Powering through spreadsheets, Jasmine did her best to ignore the sidelong glances as the clock ticked. That is, until a small pink box landed on the corner of her desk. “Oh!”


She looked up to see Laura, one of the realtors, her weight shifting from foot to foot. “Sorry Jasmine, I don’t want to bother you, but, um, I just wanted to get you a little something. For today. I know it must’ve been difficult.” Words rushing like a waterfall, Laura wrung her hands. “Coming out and everything. Sorry, I-like I said, I don’t want to bother you or put anything on you. So, yeah, just…yeah. Have a good day, Jasmine.”


She started to dash away when Jasmine turned. “Wait, Laura?”


“Yeah?”


“Thank you.” Jasmine opened the lid to reveal a cupcake with pink buttercream frosting. “Wow, that’s very sweet of you. No pun intended. I really appreciate it.”

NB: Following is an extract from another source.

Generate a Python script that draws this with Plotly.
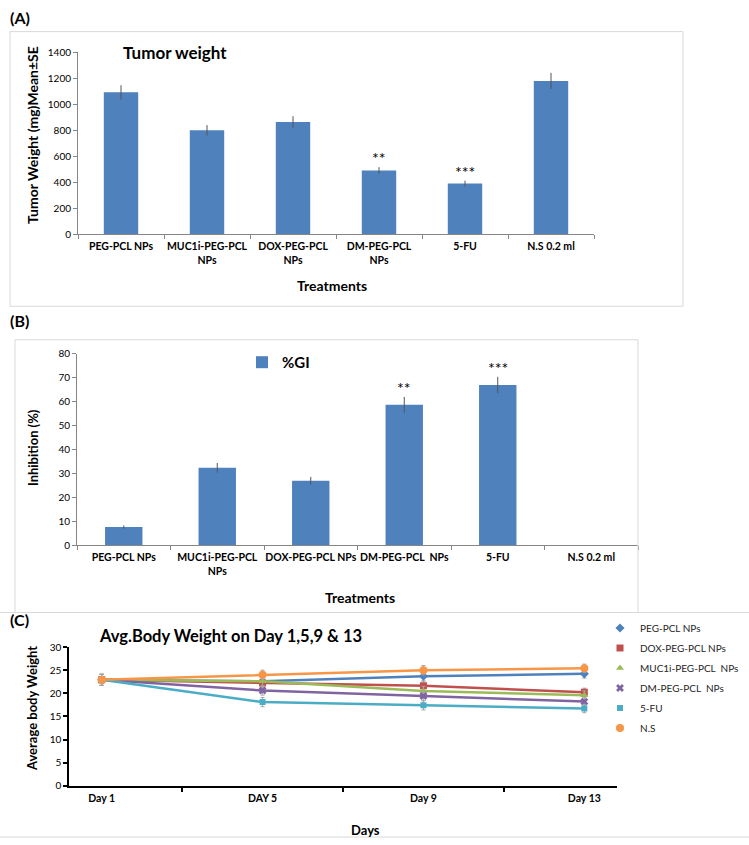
import plotly.graph_objects as go

W, H = 749, 845

# ---------------- data ----------------
treat_a = ["PEG-PCL NPs", "MUC1i-PEG-PCL<br>NPs", "DOX-PEG-PCL<br>NPs",
           "DM-PEG-PCL<br>NPs", "5-FU", "N.S 0.2 ml"]
tumor_weight = [1092, 800, 864, 492, 391, 1180]
tumor_se = [55, 40, 45, 25, 22, 62]
stars_a = ["", "", "", "**", "***", ""]

treat_b = ["PEG-PCL NPs", "MUC1i-PEG-PCL<br>NPs", "DOX-PEG-PCL NPs",
           "DM-PEG-PCL  NPs", "5-FU", "N.S 0.2 ml"]
inhibition = [7.6, 32.4, 27.0, 58.7, 67.0, 0]
inhibition_se = [0.7, 2.0, 1.6, 3.3, 3.4, 0]
stars_b = ["", "", "", "**", "***", ""]

days = ["Day 1", "DAY 5", "Day 9", "Day 13"]
bw_peg = [22.9, 22.6, 23.7, 24.2]
bw_dox = [22.9, 22.2, 21.6, 20.2]
bw_muc = [22.9, 22.6, 20.5, 19.6]
bw_dm = [22.9, 20.6, 19.4, 18.2]
bw_5fu = [22.9, 18.1, 17.4, 16.7]
bw_ns = [22.9, 24.0, 25.0, 25.4]
bw_err = [1.2, 1.0, 1.0, 0.9]

series_c = [
    ("PEG-PCL NPs", bw_peg, "#4F81BD", "diamond", 7),
    ("DOX-PEG-PCL NPs", bw_dox, "#C0504D", "square", 7),
    ("MUC1i-PEG-PCL  NPs", bw_muc, "#9BBB59", "triangle-up", 7),
    ("DM-PEG-PCL  NPs", bw_dm, "#8064A2", "x", 7),
    ("5-FU", bw_5fu, "#4BACC6", "square", 6),
    ("N.S", bw_ns, "#F79646", "circle", 8),
]

BAR = "#4F81BD"
FONT = "Lato"


def px_x(p):
    return p / W


def px_y(p):
    return 1 - p / H


fig = go.Figure()

# ---------------- panel A ----------------
fig.add_trace(go.Bar(
    x=treat_a, y=tumor_weight, width=0.4, marker=dict(color=BAR, line=dict(width=0)),
    error_y=dict(type="data", array=tumor_se, color="#555555", thickness=1, width=0),
    xaxis="x", yaxis="y", showlegend=False))

# ---------------- panel B ----------------
fig.add_trace(go.Bar(
    x=treat_b, y=inhibition, width=0.4, name="%GI",
    marker=dict(color=BAR, line=dict(width=0)),
    error_y=dict(type="data", array=inhibition_se, color="#555555", thickness=1, width=0),
    xaxis="x2", yaxis="y2", showlegend=True, legend="legend2"))

# ---------------- panel C ----------------
for name, vals, col, sym, size in series_c:
    fig.add_trace(go.Scatter(
        x=days, y=vals, name=name, mode="lines+markers",
        line=dict(color=col, width=2.5),
        marker=dict(symbol=sym, size=size, color=col),
        error_y=dict(type="data", array=bw_err, color="#A6A6A6", thickness=1, width=2),
        xaxis="x3", yaxis="y3", showlegend=False))
# legend entries (marker only, like the reference legend)
for name, vals, col, sym, size in series_c:
    fig.add_trace(go.Scatter(
        x=[None], y=[None], name=name, mode="markers",
        marker=dict(symbol=sym, size=size, color=col),
        xaxis="x3", yaxis="y3", legend="legend", legendgroup=name, showlegend=True))

ticklab = dict(family=FONT, size=10.5, color="#000000", weight="bold")
ylab = dict(family=FONT, size=10, color="#000000")

common_x = dict(type="category", showgrid=False, zeroline=False, showline=True,
                ticks="outside", ticklen=4, tickson="boundaries", tickangle=0,
                ticklabelstandoff=2, tickfont=ticklab, fixedrange=True)
common_y = dict(showgrid=False, zeroline=False, showline=True,
                ticks="outside", ticklen=4, tickfont=ylab, fixedrange=True)

fig.update_layout(
    width=W, height=H, margin=dict(l=0, r=0, t=0, b=0),
    paper_bgcolor="white", plot_bgcolor="white",
    font=dict(family=FONT, color="#000000"),
    xaxis=dict(**common_x, domain=[px_x(78), px_x(594)], anchor="y",
               linecolor="#868686", tickcolor="#868686"),
    yaxis=dict(**common_y, domain=[px_y(231), px_y(46)], anchor="x",
               range=[0, 1400], dtick=200, linecolor="#868686", tickcolor="#868686"),
    xaxis2=dict(**common_x, domain=[px_x(77), px_x(638)], anchor="y2",
                linecolor="#868686", tickcolor="#868686"),
    yaxis2=dict(**common_y, domain=[px_y(546.7), px_y(352.3)], anchor="x2",
                range=[0, 80], dtick=10, linecolor="#868686", tickcolor="#868686"),
    xaxis3=dict(**common_x, domain=[px_x(69.3), px_x(616.7)], anchor="y3",
                linecolor="#000000", tickcolor="#000000", linewidth=2, tickwidth=2),
    yaxis3=dict(**common_y, domain=[px_y(791), px_y(650)], anchor="x3",
                range=[0, 30], dtick=5, linecolor="#000000", tickcolor="#000000",
                linewidth=2, tickwidth=2),
    legend=dict(x=px_x(600), y=px_y(616), xanchor="left", yanchor="top",
                font=dict(family=FONT, size=10, color="#262626"),
                bgcolor="rgba(0,0,0,0)", itemwidth=30, tracegroupgap=1,
                traceorder="grouped"),
    legend2=dict(x=px_x(242), y=px_y(361), xanchor="left", yanchor="middle",
                 font=dict(family=FONT, size=15, color="#000000", weight="bold"),
                 bgcolor="rgba(0,0,0,0)", itemwidth=30),
    bargap=0.6,
)

# significance stars
ann = []
for cat, v, e, s in zip(treat_a, tumor_weight, tumor_se, stars_a):
    if s:
        ann.append(dict(x=cat, y=v + e, xref="x", yref="y", text=s, showarrow=False,
                        yanchor="bottom", yshift=-2,
                        font=dict(family=FONT, size=16, color="#000000")))
for cat, v, e, s in zip(treat_b, inhibition, inhibition_se, stars_b):
    if s:
        ann.append(dict(x=cat, y=v + e, xref="x2", yref="y2", text=s, showarrow=False,
                        yanchor="bottom", yshift=-2,
                        font=dict(family=FONT, size=16, color="#000000")))


def txt(x, y, s, size, bold=True, angle=0, xanchor="center"):
    ann.append(dict(x=px_x(x), y=px_y(y), xref="paper", yref="paper", text=s,
                    showarrow=False, textangle=angle, xanchor=xanchor, yanchor="middle",
                    font=dict(family=FONT, size=size, color="#000000",
                              weight="bold" if bold else "normal")))


txt(8, 11, "(A)", 16, xanchor="left")
txt(8, 318, "(B)", 16, xanchor="left")
txt(8, 622, "(C)", 16, xanchor="left")
txt(121, 46, "Tumor weight", 17, xanchor="left")
txt(32, 130, "Tumor Weight (mg)Mean±SE", 14, angle=-90)
txt(332, 283, "Treatments", 14)
txt(33, 448, "Inhibition (%)", 13, angle=-90)
txt(360, 600, "Treatments", 14)
txt(230, 639, "Avg.Body Weight on Day 1,5,9 &amp; 13", 16.5)
txt(32, 713, "Average body Weight", 13, angle=-90)
txt(365, 836, "Days", 13)
fig.update_layout(annotations=ann)

# panel frames
frame = dict(color="#D9D9D9", width=1)
fig.update_layout(shapes=[
    dict(type="rect", xref="paper", yref="paper", x0=px_x(10), x1=px_x(683),
         y0=px_y(304), y1=px_y(25), line=frame),
    dict(type="rect", xref="paper", yref="paper", x0=px_x(15), x1=px_x(638),
         y0=px_y(615), y1=px_y(338), line=frame),
    dict(type="line", xref="paper", yref="paper", x0=0, x1=1,
         y0=px_y(843), y1=px_y(843), line=frame),
    dict(type="line", xref="paper", yref="paper", x0=0, x1=1,
         y0=px_y(615), y1=px_y(615), line=frame),
])

# remove the browser's default body margin so the figure fills the window exactly
fig.write_html("out.html", config={"displayModeBar": False},
               post_script="document.body.style.margin='0px';")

Nodding as if the bolts in her neck required tightening, Laura smiled. “You’re welcome. My-my sister was trans. So it’s…yeah. Sorry. That’s not-” Her fists clenched and she looked away.


Jasmine leaned in. “...Was?”


“Yeah, um,” Eyes glassy, Laura’s voice faltered. “She…she had a hard time. You know…”


Nodding solemnly, Jasmine murmured, “Yes. I do.”


Silence stretched, Laura sniffing a little. “Well, um, yeah. That’s all. I just…wanted to give you that.” Then her features morphed, taking on an air of ferality, a rod of steel beneath her tone. “And if you have any trouble here, you let me know, okay?”


Jasmine grinned. “Will do. Thank you.”


After she scuttled off, Jasmine sent an email to Laura thanking her again and seeing whether she might want to have lunch sometime. Lose a friend, gain a friend.


11:30 rolled around and Jasmine’s desk phone rang. “There’s a ‘Marty’ here to see you.”


“Thanks, Marcia. I’ll be right there.”


As Jasmine neared, she saw Marty’s long figure poised against the wall, hands in the pockets of his faded jeans. When she planted a kiss to the joint of his sculpted jaw, his brows shot up. “Hey there. Ready?”


“Yup.” Marty enveloped her waist and Jasmine sensed Marcia’s eyes scorching the back of her blouse, but decided not to care. By the time they returned from lunch, with her blabbermouth, everyone would know about their relationship. But better to kill all of today’s birds with one gigantic stone.


At the restaurant, Jasmine splurged, ordering steak gorgonzola and tiramisu, grateful Marty treasured her curves. “So,” He asked after the waiter left. “How was it? Do you want to call in sick for the rest of the day? Eat that cake in bed?”


“Tempting.” Jasmine chuckled, especially with the uneven smirk on Marty’s lips guaranteeing a lot more than dessert if she played hooky. “But no, it wasn’t that bad. I think I can power through. It’s just…” Rubbing her temples, Jasmine sighed. “I get tired of feeling like I'm in a damn zoo. Everyone staring, you know? Like yeah, I’m wearing a skirt and lipstick. Get over it.”


Marty nodded. “Yeah, I can’t imagine. You’re giving up so much privilege just to be yourself.” Entwining their fingers across the table, he squeezed her hand. “It must be so scary and overwhelming. But can I ask you something?”


“Of course.”


Angling his head, the sea of Marty’s eyes washed over her for what felt like a long time before he spoke. “Considering everything, having to walk away from your family, your friends. Going through hoops to transition, the harassment, and all that bullshit…” Marty bent forward. “If you could go back, knowing how hard it would be, would you do it again?”


“Absolutely.” Jasmine replied instantly. “Because no matter what I had to go through, it beats the hell out of wanting to die every day, and that terrible feeling like…” Screwing up her mouth, Jasmine snapped. “Okay, so, you know when two people are singing and they try to harmonize, but they get the wrong note?”


Marty nodded knowledgeably. “Yeah, dissonance.”


“Exactly, it was like that. Except constant.” Jasmine shook her head. “A never ending, cringing scream between my body and my mind. That’s dysphoria.”


“Wow, that’s awful.” Thumb rubbing circles of solace into her skin, Marty frowned. “I’m sorry you had to go through that.”


“I still do, sometimes. But it’s a lot better now. Like I’m able to turn down the volume.” Jasmine shrugged. “So no matter what I’ve had to do, or will have to do, it’s all been worth it.” Relaxing back, Jasmine beamed as their food arrived. “Because now I can hear the music.”